The code in SelectionDAG for calling convention lowering
is actively harmful for amdgpu_kernel. It attempts to
split the argument types into register legal types, which
results in low quality code for arbitary types. Since
all kernel arguments are passed in memory, we just want the
raw types.

I've tried a couple of methods of mitigating this in SelectionDAG,
but it's easier to just bypass this problem alltogether. It's
possible to hack around the problem in the initial lowering,
but the real problem is the DAG then expects to be able to use
CopyToReg/CopyFromReg for uses of the arguments outside the block.

Exposing the argument loads in the IR also has the advantage
that the LoadStoreVectorizer can merge them.

I'm not sure the best approach to dealing with the IR
argument list is. The patch as-is just leaves the IR arguments
in place, so all the existing code will still compute the same
kernarg size and pointlessly lowers the arguments.

Arguably the frontend should emit kernels with an empty argument
list in the first place. Alternatively a dummy array could be
inserted as a single argument just to reserve space.

This does have some disadvantages. Local pointer kernel arguments can
no longer have AssertZext placed on them as the equivalent !range
metadata is not valid on pointer typed loads. This is mostly bad
for SI which needs to know about the known bits in order to use the
DS instruction offset, so in this case this is not done.
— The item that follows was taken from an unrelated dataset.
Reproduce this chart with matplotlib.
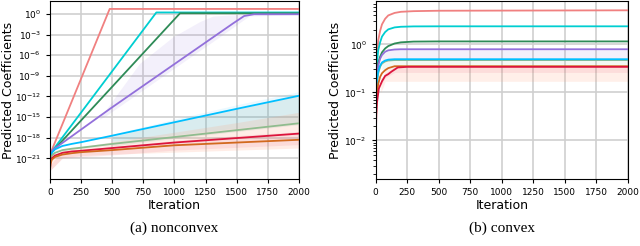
import matplotlib
matplotlib.use("Agg")
import matplotlib.pyplot as plt
import numpy as np

# ---- (a) nonconvex: values as log10 exponents ----
nc_series = {
    "lightcoral": ([0, 5, 15, 480, 2000], [-21.5, -20.6, -19.8, 0.73, 0.73]),
    "darkturquoise": ([0, 5, 15, 855, 2000], [-21.5, -20.6, -20.0, 0.22, 0.22]),
    "seagreen": ([0, 5, 15, 1045, 2000], [-21.6, -20.7, -20.1, 0.10, 0.10]),
    "mediumpurple": ([0, 5, 20, 482, 1473, 1560, 1640, 2000],
                     [-21.6, -20.7, -19.8, -13.8, -1.35, -0.3, -0.04, -0.04]),
    "deepskyblue": ([0, 5, 15, 40, 100, 175, 250, 500, 1000, 1500, 2000],
                    [-21.5, -20.7, -20.2, -19.7, -19.2, -18.9, -18.65, -17.7,
                     -15.75, -13.8, -11.9]),
    "darkseagreen": ([0, 5, 15, 40, 100, 175, 250, 500, 1000, 1500, 2000],
                     [-21.8, -21.0, -20.6, -20.2, -19.8, -19.6, -19.45, -18.9,
                      -17.9, -16.9, -15.9]),
    "crimson": ([0, 5, 15, 40, 100, 175, 250, 500, 1000, 1500, 2000],
                [-22.6, -21.6, -21.0, -20.6, -20.2, -20.0, -19.9, -19.5,
                 -18.7, -18.05, -17.4]),
    "chocolate": ([0, 5, 15, 40, 100, 175, 250, 500, 1000, 1500, 2000],
                  [-22.8, -21.8, -21.2, -20.8, -20.45, -20.25, -20.1, -19.8,
                   -19.1, -18.7, -18.3]),
}
nc_bands = [
    # colour, alpha, iterations, upper exp, lower exp
    ("mediumpurple", 0.10, [400, 450, 720, 990, 1205, 1310, 1600, 2000],
     [-15.0, -13.9, -7.2, -3.3, -1.1, -0.3, 0.0, 0.0],
     [-15.3, -14.8, -11.4, -8.0, -5.3, -4.0, -0.3, -0.1]),
    ("deepskyblue", 0.08, [500, 1000, 1500, 2000],
     [-17.5, -15.3, -13.2, -11.3], [-18.5, -17.6, -16.6, -15.7]),
    ("#5f8f80", 0.12, [500, 1000, 1500, 2000],
     [-17.8, -15.7, -13.8, -11.9], [-19.2, -18.1, -17.1, -16.1]),
    ("lightsalmon", 0.18, [0, 100, 250, 500, 1000, 1500, 2000],
     [-21.3, -19.8, -19.3, -18.6, -17.2, -15.8, -14.3],
     [-22.8, -20.9, -20.6, -20.4, -20.1, -19.8, -19.5]),
    ("crimson", 0.08, [0, 100, 250, 500, 1000, 1500, 2000],
     [-22.0, -19.9, -19.7, -19.3, -18.4, -17.7, -17.1],
     [-22.8, -21.0, -20.8, -20.5, -19.8, -19.4, -19.0]),
]

# ---- (b) convex: plain values ----
cv_it = [0, 5, 10, 20, 35, 50, 75, 100, 150, 200, 300, 500, 2000]
cv_series = {
    "lightcoral": [0.04, 0.3, 0.6, 1.2, 1.9, 2.6, 3.4, 4.0, 4.5, 4.75, 4.9, 5.0, 5.1],
    "darkturquoise": [0.03, 0.2, 0.4, 0.75, 1.1, 1.45, 1.8, 2.05, 2.25, 2.32, 2.36, 2.37, 2.37],
    "seagreen": [0.02, 0.12, 0.25, 0.4, 0.55, 0.68, 0.82, 0.92, 1.04, 1.1, 1.14, 1.15, 1.15],
    "mediumpurple": [0.02, 0.12, 0.22, 0.36, 0.5, 0.6, 0.7, 0.75, 0.78, 0.79, 0.79, 0.79, 0.79],
    "darkseagreen": [0.014, 0.09, 0.16, 0.25, 0.34, 0.4, 0.44, 0.46, 0.47, 0.47, 0.47, 0.47, 0.47],
    "deepskyblue": [0.015, 0.1, 0.18, 0.27, 0.36, 0.42, 0.46, 0.48, 0.49, 0.49, 0.49, 0.49, 0.49],
    "chocolate": [0.01, 0.05, 0.09, 0.15, 0.21, 0.25, 0.29, 0.32, 0.35, 0.35, 0.35, 0.35, 0.35],
}
cv_red_it = [0, 5, 10, 25, 50, 75, 100, 125, 175, 250, 2000]
cv_red = [0.008, 0.035, 0.06, 0.12, 0.17, 0.22, 0.24, 0.27, 0.33, 0.34, 0.34]
cv_bands = [
    ("mediumpurple", 0.10, [50, 100, 150, 2000],
     [0.6, 0.74, 0.78, 0.79], [0.42, 0.47, 0.5, 0.5]),
    ("darkseagreen", 0.10, [50, 100, 150, 2000],
     [0.42, 0.47, 0.49, 0.49], [0.3, 0.33, 0.35, 0.35]),
    ("lightsalmon", 0.16, [40, 60, 75, 150, 2000],
     [0.2, 0.22, 0.3, 0.34, 0.34], [0.1, 0.13, 0.17, 0.17, 0.17]),
    ("crimson", 0.08, [40, 75, 150, 2000],
     [0.18, 0.25, 0.34, 0.34], [0.14, 0.2, 0.26, 0.26]),
]

xticks = [0, 250, 500, 750, 1000, 1250, 1500, 1750, 2000]

fig = plt.figure(figsize=(6.4, 2.46), dpi=100)
ax1 = fig.add_axes([0.078, 0.2736, 0.389, 0.7205])
ax2 = fig.add_axes([0.587, 0.2736, 0.394, 0.7205])

for color, alpha, it, up, lo in nc_bands:
    ax1.fill_between(it, 10.0 ** np.array(lo), 10.0 ** np.array(up),
                     color=color, alpha=alpha, lw=0)
for color, (it, ex) in nc_series.items():
    ax1.plot(it, 10.0 ** np.array(ex), color=color, lw=1.3)

for color, alpha, it, up, lo in cv_bands:
    ax2.fill_between(it, lo, up, color=color, alpha=alpha, lw=0)
for color, val in cv_series.items():
    ax2.plot(cv_it, val, color=color, lw=1.3)
ax2.plot(cv_red_it, cv_red, color="crimson", lw=1.3)

for ax in (ax1, ax2):
    ax.set_yscale("log")
    ax.set_xlim(0, 2000)
    ax.set_xticks(xticks)
    ax.grid(True, color="#cfcfcf", lw=1.2)
    ax.set_axisbelow(True)
    ax.tick_params(labelsize=6.5, length=3, width=0.8)
    ax.set_xlabel("Iteration", fontsize=9, labelpad=2)
    ax.set_ylabel("Predicted Coefficients", fontsize=9)
    for s in ax.spines.values():
        s.set_linewidth(0.8)

# label anchor is its right edge; keep the left one inside the figure
ax1.yaxis.set_label_coords(-0.14, 0.5)
ax2.yaxis.set_label_coords(-0.135, 0.5)

ax1.set_ylim(1.1e-24, 66)
ax1.set_yticks([10.0 ** e for e in range(0, -22, -3)])
ax1.yaxis.set_minor_locator(matplotlib.ticker.NullLocator())
ax2.set_ylim(0.0016, 7.8)
ax2.set_yticks([1, 0.1, 0.01])

fig.text(0.272, 0.073, "(a) nonconvex", family="Liberation Serif", fontsize=11,
         ha="center", va="center")
fig.text(0.784, 0.073, "(b) convex", family="Liberation Serif", fontsize=11,
         ha="center", va="center")

fig.savefig("out.png", dpi=100)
More importantly, this skips noalias arguments since this pass
does not yet convert this to the equivalent !alias.scope and !noalias
metadata. Producing this metadata correctly seems to be tricky,
although this logically is the same as inlining into a function which
doesn't exist. Additionally, exposing these loads to the vectorizer
may result in degraded aliasing information if a pointer load is
merged with another argument load.

I'm also not entirely sure this is preserving the current clover
ABI, although I would greatly prefer if it would stop widening
arguments and match the HSA ABI. As-is I think it is extending
< 4-byte arguments to 4-bytes but doesn't align them to 4-bytes.

Diff Detail

Event Timeline

arsenm created this revision.Jun 25 2018, 2:16 AM

In general I believe having distinct loads for kernel arguments is a right thing to do. Of course that would be preferable to keep only one mechanism and have no dual support like for noalis and SI LDS.
Couple notes though:

  1. I think we need to have a distinct addresspace for kernarg, not just constant.
  2. This would be handy to set names on the argument loads derived from either original argument names if present, or from an argument number. This patch introduces geps with immediate offsets which would render IR unreadable.
test/CodeGen/AMDGPU/extract_vector_elt-i16.ll
117

Why do you need all of that explicit padding in many tests?

In general I believe having distinct loads for kernel arguments is a right thing to do. Of course that would be preferable to keep only one mechanism and have no dual support like for noalis and SI LDS.
Couple notes though:

  1. I think we need to have a distinct addresspace for kernarg, not just constant.
  2. This would be handy to set names on the argument loads derived from either original argument names if present, or from an argument number. This patch introduces geps with immediate offsets which would render IR unreadable.
  1. I think there's no need for a distinct address space, and would just add unnecessary complexity for all the places that would now need to consider yet another address space. Ideally I would like to eventually eliminate even constant address space. We were already using just constant for the intrinsic
  2. I'm not sure what you mean. For debugging purposes the replaced value does use a derived name

Most of the benefit of noalias is probably attainable with the existing metadata, except for the vectorization problem (in which case something is probably needed to annotate inttoptr). The range problem also requires some kind of new metadata mechanism for marking the pointer ranges that may or may not be worth the effort.

Also, if this were to split argument loads into 4-byte pieces it could workaround the limitation of the vectorizer where it can't merge different sized types

test/CodeGen/AMDGPU/extract_vector_elt-i16.ll
117

It's enough that they can't be merged with unused gaps if the vectorizer supported that. Most tests are looking for loads of specific values, and it's harder / impossible to easily check the correct value with the merged load.

rampitec added inline comments.Jun 25 2018, 1:14 PM
lib/Target/AMDGPU/AMDGPULowerKernelArguments.cpp
165

I mean to give a name derived from the argument to this gep.

169

.. also this GEP.

arsenm updated this revision to Diff 152847.Jun 26 2018, 12:33 AM

Add more value names

rampitec accepted this revision.Jun 26 2018, 7:52 AM

LGTM.

This revision is now accepted and ready to land.Jun 26 2018, 7:52 AM
arsenm closed this revision.Jun 26 2018, 12:14 PM

r335650